On 1 July 2010, the Equator Principles Financial Institutions (EPIFs) introduced new governance rules to formalise its existing framework of policies and procedures.

The Equator Principles (EPs) is a voluntary standard for managing social and environmental risk in project financing, based upon the International Finance Corporation (IFC) performance standards on social and environmental stability and the World Bank Group’s environmental, health and safety guidelines. The standard was established in 2003 by ten global financial institutions, including Citigroup, Credit Suisse and The Royal Bank of Scotland (RBS), and has subsequently been adopted by over forty other companies.
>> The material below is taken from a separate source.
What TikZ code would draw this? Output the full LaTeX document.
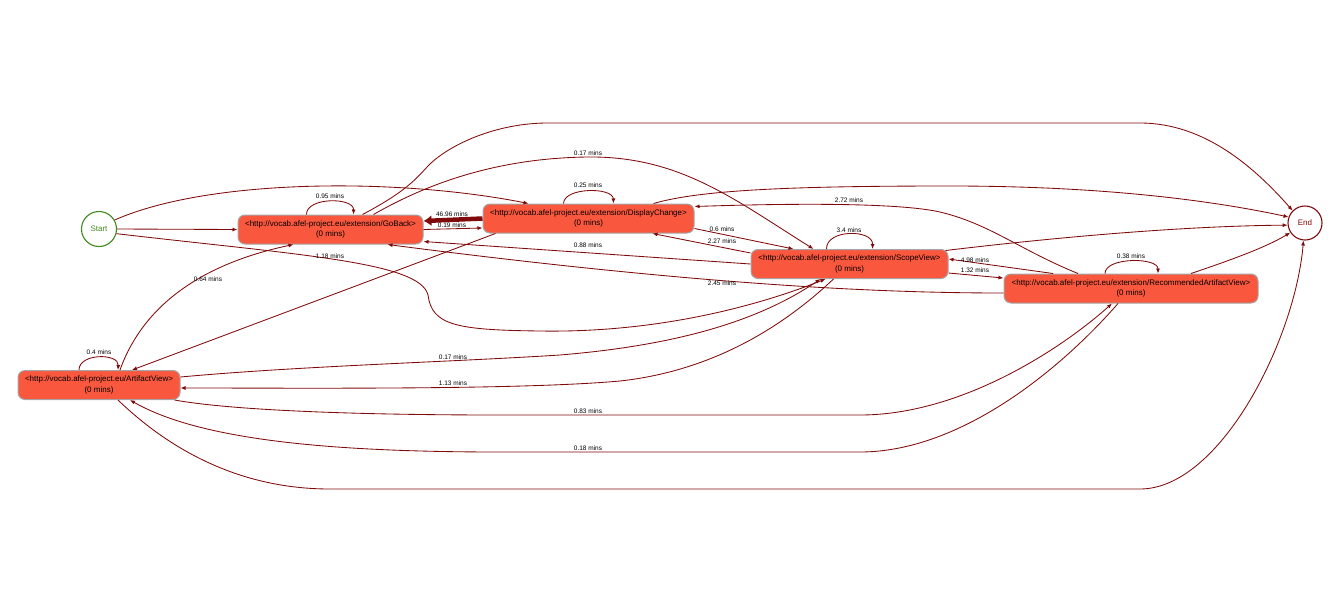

The new governance rules are designed to enhance the Equator Principles by providing greater transparency of the management of the Equator Principles Association and greater clarity on the expectations of members, including annual public reporting requirements. It is hoped that this will strengthen recognition of the standard and attract new members, helping to extend its benefit.

Shawn Miller, Chair of the EPFI Steering Committee and Citigroup’s Environmental and Social Risk Management Director, said: “The Equator Principles have had a deep and lasting positive impact on the global financial services sector…The [Governance] Rules will make us more efficient as we continue to grow, and members will be held accountable to them. We believe that the Rules are an important step forward in a broader strengthening of the Association’s governance and EP implementation.”
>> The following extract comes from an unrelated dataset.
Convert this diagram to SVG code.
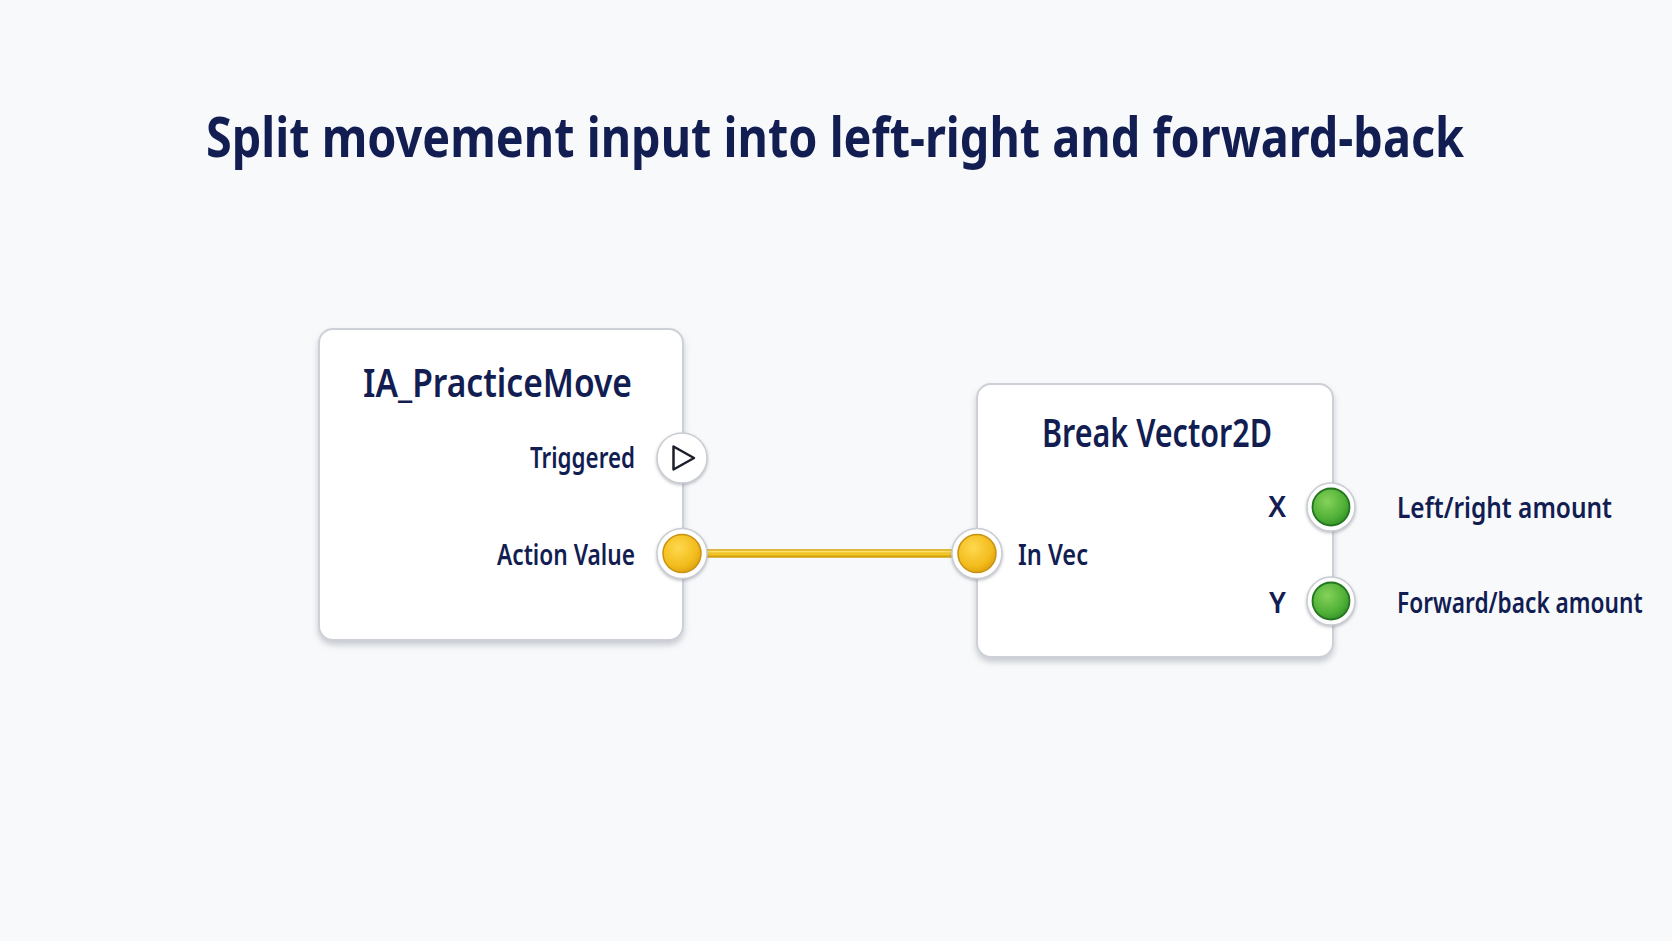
<svg xmlns="http://www.w3.org/2000/svg" width="1672" height="941" viewBox="0 0 1672 941">
  <defs>
    <filter id="shadow" x="-10%" y="-10%" width="120%" height="125%">
      <feDropShadow dx="0" dy="4" stdDeviation="3" flood-color="#8a8f99" flood-opacity="0.45"/>
    </filter>
    <filter id="pinShadow" x="-30%" y="-30%" width="160%" height="160%">
      <feDropShadow dx="0" dy="1.5" stdDeviation="1.5" flood-color="#7a7f88" flood-opacity="0.5"/>
    </filter>
    <radialGradient id="gold" cx="40%" cy="35%" r="70%">
      <stop offset="0" stop-color="#FFD84E"/>
      <stop offset="0.7" stop-color="#F2BC1C"/>
      <stop offset="1" stop-color="#DCA00E"/>
    </radialGradient>
    <radialGradient id="green" cx="40%" cy="35%" r="70%">
      <stop offset="0" stop-color="#86D25A"/>
      <stop offset="0.7" stop-color="#4EAF36"/>
      <stop offset="1" stop-color="#338F28"/>
    </radialGradient>
  </defs>
  <style>
    .node { fill: #FFFFFF; stroke: #CDD0D6; stroke-width: 2; }
    .title { font-family: "Noto Sans", "Open Sans", sans-serif; font-weight: 700; fill: #121D52; }
    .ntitle { font-family: "Noto Sans", "Open Sans", sans-serif; font-weight: 600; font-size: 40px; fill: #121D52; }
    .lbl { font-family: "Noto Sans", "Open Sans", sans-serif; font-weight: 600; font-size: 28px; fill: #121D52; }
    .ring { fill: #FFFFFF; stroke: #C9CCD2; stroke-width: 1.5; }
    .gpin { fill: url(#green); stroke: #23751F; stroke-width: 1.8; }
    .ypin { fill: url(#gold); stroke: #C99110; stroke-width: 1.5; }
  </style>
  <rect x="0" y="0" width="1672" height="941" fill="#F8F9FB"/>

  <text class="title" transform="translate(835,157) scale(0.86,1)" x="0" y="0" font-size="55" text-anchor="middle" textLength="1463" lengthAdjust="spacingAndGlyphs">Split movement input into left-right and forward-back</text>

  <g id="connectors">
    <line x1="682" y1="553.5" x2="977" y2="553.5" stroke="#D3A10C" stroke-width="8.5"/>
    <line x1="682" y1="553" x2="977" y2="553" stroke="#F0C52A" stroke-width="5"/>
    <line x1="682" y1="551.5" x2="977" y2="551.5" stroke="#FADF6A" stroke-width="1.5"/>
  </g>

  <g id="node-ia-practicemove">
    <rect class="node" x="319" y="329" width="364" height="311" rx="14" filter="url(#shadow)"/>
    <text class="ntitle" x="497.5" y="397" text-anchor="middle" textLength="269" lengthAdjust="spacingAndGlyphs">IA_PracticeMove</text>
    <text class="lbl" x="635" y="468" text-anchor="end" textLength="105" lengthAdjust="spacingAndGlyphs">Triggered</text>
    <text class="lbl" x="635" y="565" text-anchor="end" textLength="138" lengthAdjust="spacingAndGlyphs">Action Value</text>
    <g id="pin-triggered">
      <circle class="ring" cx="682" cy="458" r="25" filter="url(#pinShadow)"/>
      <path d="M673.5 446.5 L694 458 L673.5 469.5 Z" fill="none" stroke="#1C1F2A" stroke-width="2.5" stroke-linejoin="round"/>
    </g>
    <g id="pin-action-value">
      <circle class="ring" cx="682" cy="553.5" r="25" filter="url(#pinShadow)"/>
      <circle class="ypin" cx="682" cy="553.5" r="19"/>
    </g>
  </g>

  <g id="node-break-vector2d">
    <rect class="node" x="977" y="384" width="356" height="273" rx="14" filter="url(#shadow)"/>
    <text class="ntitle" x="1157" y="447" text-anchor="middle" textLength="230" lengthAdjust="spacingAndGlyphs">Break Vector2D</text>
    <text class="lbl" x="1018" y="565" textLength="70" lengthAdjust="spacingAndGlyphs">In Vec</text>
    <text class="lbl" x="1286" y="517" text-anchor="end">X</text>
    <text class="lbl" x="1286" y="613" text-anchor="end">Y</text>
    <g id="pin-in-vec">
      <circle class="ring" cx="977" cy="553.5" r="25" filter="url(#pinShadow)"/>
      <circle class="ypin" cx="977" cy="553.5" r="19"/>
    </g>
    <g id="pin-x">
      <circle class="ring" cx="1331" cy="507" r="24" filter="url(#pinShadow)"/>
      <circle class="gpin" cx="1331" cy="507" r="18.5"/>
    </g>
    <g id="pin-y">
      <circle class="ring" cx="1331" cy="601" r="24" filter="url(#pinShadow)"/>
      <circle class="gpin" cx="1331" cy="601" r="18.5"/>
    </g>
  </g>

  <g id="output-labels">
    <text class="lbl" transform="translate(1397,518) scale(0.85,1)" x="0" y="0" textLength="253" lengthAdjust="spacingAndGlyphs">Left/right amount</text>
    <text class="lbl" transform="translate(1397,613) scale(0.85,1)" x="0" y="0" textLength="289" lengthAdjust="spacingAndGlyphs">Forward/back amount</text>
  </g>
</svg>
Financiers of projects, particularly in developing countries, can be subject to social and environmental risks. These risks include complicity in human rights and labour standards violations, pollution, destruction of ecosystems and poverty. Standards of governance, like the Equator Principles, can provide guidance to investors and enable them to better manage their risk exposure. The EPs encourage investors to conduct careful assessment of projects to ensure that local and national laws and international standards are adhered to, stakeholders have been consulted and appropriate project management systems are in place.

Nevertheless, even firms that adopt governance principles can find themselves exposed to reputational risk. In February 2010, for example, RBS was criticised by NGOs for investing in projects that contributed to environmental degradation and adversely affected local communities (see our related article on NGO criticism of RBS). This demonstrates both the importance of corporate governance principles and the need to conduct careful due diligence to ensure that they are followed.